GOAL OF THE EXERCISE => Transcribe the listing exactly, leaving out every picture.
..........
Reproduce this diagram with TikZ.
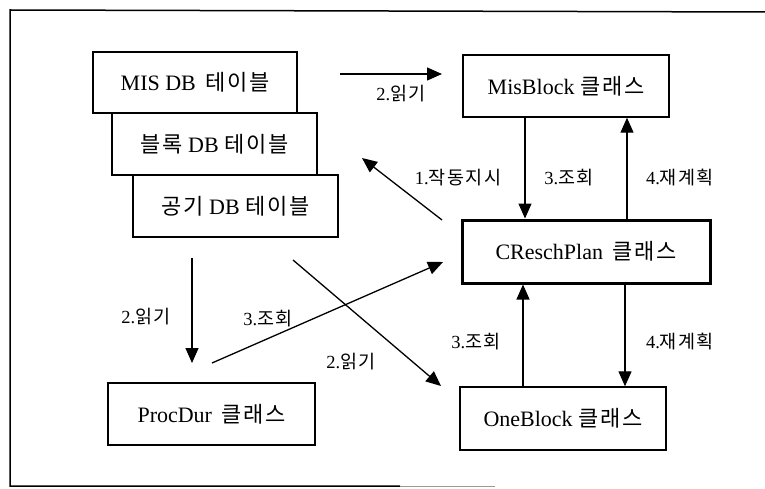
\documentclass[tikz,border=0pt]{standalone}
\usepackage{fontspec}
\setmainfont{Liberation Serif}
\newfontfamily\krfont{Noto Sans CJK KR}
\newcommand\K[1]{{\krfont\addfontfeatures{LetterSpace=8} #1}}
\usetikzlibrary{arrows.meta}
\begin{document}
\begin{tikzpicture}[x=1pt,y=-1pt,
  box/.style={draw, line width=1.4pt, fill=white, inner sep=0pt, font=\fontsize{22}{26}\selectfont},
  thickbox/.style={box, line width=3pt},
  arr/.style={line width=1.3pt, -{Triangle[length=15pt,width=13pt]}},
  lbl/.style={font=\fontsize{18.5}{22}\selectfont, inner sep=0pt}]
\useasboundingbox (0,0) rectangle (765,489);
% frame
\draw[line width=1.5pt] (765,12) -- (10,10) -- (10,486) -- (400,486);
\draw[line width=1pt, black!40] (400,486) -- (495,486);
% nodes
\node[box, minimum width=204pt, minimum height=61pt] (mis) at (195,82.5) {MIS DB\, \K{테이블}\hspace{12pt}};
\node[box, minimum width=205pt, minimum height=62pt] (blk) at (214.5,144) {\K{블록} DB \K{테이블}};
\node[box, minimum width=205pt, minimum height=62pt] (gong) at (235.5,206) {\K{공기} DB \K{테이블}};
\node[box, minimum width=206pt, minimum height=62pt] (misb) at (566,86) {MisBlock \K{클래스}};
\node[thickbox, minimum width=248pt, minimum height=63pt] (cr) at (586,251.5) {CReschPlan\, \K{클래스}};
\node[box, minimum width=206pt, minimum height=63pt] (one) at (563,418.5) {OneBlock \K{클래스}};
\node[box, minimum width=207pt, minimum height=62pt] (proc) at (211.5,414) {ProcDur\, \K{클래스}};
% free-end coordinates
\coordinate (r1s) at (340,74);
\coordinate (r1e) at (442,74);
\coordinate (a1s) at (442,220);
\coordinate (a1e) at (362,158);
\coordinate (r2s) at (192,258);
\coordinate (r2e) at (192,363);
\coordinate (q1s) at (212,363);
\coordinate (q1e) at (443,262);
\coordinate (r3s) at (293,260);
\coordinate (r3e) at (441,386);
% connectors
\draw[arr] (r1s) -- (r1e);
\draw[arr] ([xshift=-41pt]misb.south) -- ([xshift=-61pt]cr.north);
\draw[arr] ([xshift=41pt]cr.north) -- ([xshift=61pt]misb.south);
\draw[arr] (a1s) -- (a1e);
\draw[arr] (r2s) -- (r2e);
\draw[arr] (q1s) -- (q1e);
\draw[arr] (r3s) -- (r3e);
\draw[arr] ([xshift=-40pt]one.north) -- ([xshift=-63pt]cr.south);
\draw[arr] ([xshift=39pt]cr.south) -- ([xshift=62pt]one.north);
% labels
\node[lbl] (l1) at (401,94) {2.\K{읽기}};
\node[lbl] (l2) at (458,178) {1.\K{작동지시}};
\node[lbl] (l3) at (569,178) {3.\K{조회}};
\node[lbl] (l4) at (680,178) {4.\K{재계획}};
\node[lbl] (l5) at (146,317) {2.\K{읽기}};
\node[lbl] (l6) at (268,319) {3.\K{조회}};
\node[lbl] (l7) at (351,362) {2.\K{읽기}};
\node[lbl] (l8) at (476,342) {3.\K{조회}};
\node[lbl] (l9) at (680,342) {4.\K{재계획}};
\end{tikzpicture}
\end{document}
..........
RESPONSE FOR THIS EXERCISE =>
Reproduce this diagram with TikZ.
\documentclass[tikz,border=0pt]{standalone}
\usepackage{fontspec}
\setmainfont{Liberation Serif}
\newfontfamily\krfont{Noto Sans CJK KR}
\newcommand\K[1]{{\krfont\addfontfeatures{LetterSpace=8} #1}}
\usetikzlibrary{arrows.meta}
\begin{document}
\begin{tikzpicture}[x=1pt,y=-1pt,
  box/.style={draw, line width=1.4pt, fill=white, inner sep=0pt, font=\fontsize{22}{26}\selectfont},
  thickbox/.style={box, line width=3pt},
  arr/.style={line width=1.3pt, -{Triangle[length=15pt,width=13pt]}},
  lbl/.style={font=\fontsize{18.5}{22}\selectfont, inner sep=0pt}]
\useasboundingbox (0,0) rectangle (765,489);
% frame
\draw[line width=1.5pt] (765,12) -- (10,10) -- (10,486) -- (400,486);
\draw[line width=1pt, black!40] (400,486) -- (495,486);
% nodes
\node[box, minimum width=204pt, minimum height=61pt] (mis) at (195,82.5) {MIS DB\, \K{테이블}\hspace{12pt}};
\node[box, minimum width=205pt, minimum height=62pt] (blk) at (214.5,144) {\K{블록} DB \K{테이블}};
\node[box, minimum width=205pt, minimum height=62pt] (gong) at (235.5,206) {\K{공기} DB \K{테이블}};
\node[box, minimum width=206pt, minimum height=62pt] (misb) at (566,86) {MisBlock \K{클래스}};
\node[thickbox, minimum width=248pt, minimum height=63pt] (cr) at (586,251.5) {CReschPlan\, \K{클래스}};
\node[box, minimum width=206pt, minimum height=63pt] (one) at (563,418.5) {OneBlock \K{클래스}};
\node[box, minimum width=207pt, minimum height=62pt] (proc) at (211.5,414) {ProcDur\, \K{클래스}};
% free-end coordinates
\coordinate (r1s) at (340,74);
\coordinate (r1e) at (442,74);
\coordinate (a1s) at (442,220);
\coordinate (a1e) at (362,158);
\coordinate (r2s) at (192,258);
\coordinate (r2e) at (192,363);
\coordinate (q1s) at (212,363);
\coordinate (q1e) at (443,262);
\coordinate (r3s) at (293,260);
\coordinate (r3e) at (441,386);
% connectors
\draw[arr] (r1s) -- (r1e);
\draw[arr] ([xshift=-41pt]misb.south) -- ([xshift=-61pt]cr.north);
\draw[arr] ([xshift=41pt]cr.north) -- ([xshift=61pt]misb.south);
\draw[arr] (a1s) -- (a1e);
\draw[arr] (r2s) -- (r2e);
\draw[arr] (q1s) -- (q1e);
\draw[arr] (r3s) -- (r3e);
\draw[arr] ([xshift=-40pt]one.north) -- ([xshift=-63pt]cr.south);
\draw[arr] ([xshift=39pt]cr.south) -- ([xshift=62pt]one.north);
% labels
\node[lbl] (l1) at (401,94) {2.\K{읽기}};
\node[lbl] (l2) at (458,178) {1.\K{작동지시}};
\node[lbl] (l3) at (569,178) {3.\K{조회}};
\node[lbl] (l4) at (680,178) {4.\K{재계획}};
\node[lbl] (l5) at (146,317) {2.\K{읽기}};
\node[lbl] (l6) at (268,319) {3.\K{조회}};
\node[lbl] (l7) at (351,362) {2.\K{읽기}};
\node[lbl] (l8) at (476,342) {3.\K{조회}};
\node[lbl] (l9) at (680,342) {4.\K{재계획}};
\end{tikzpicture}
\end{document}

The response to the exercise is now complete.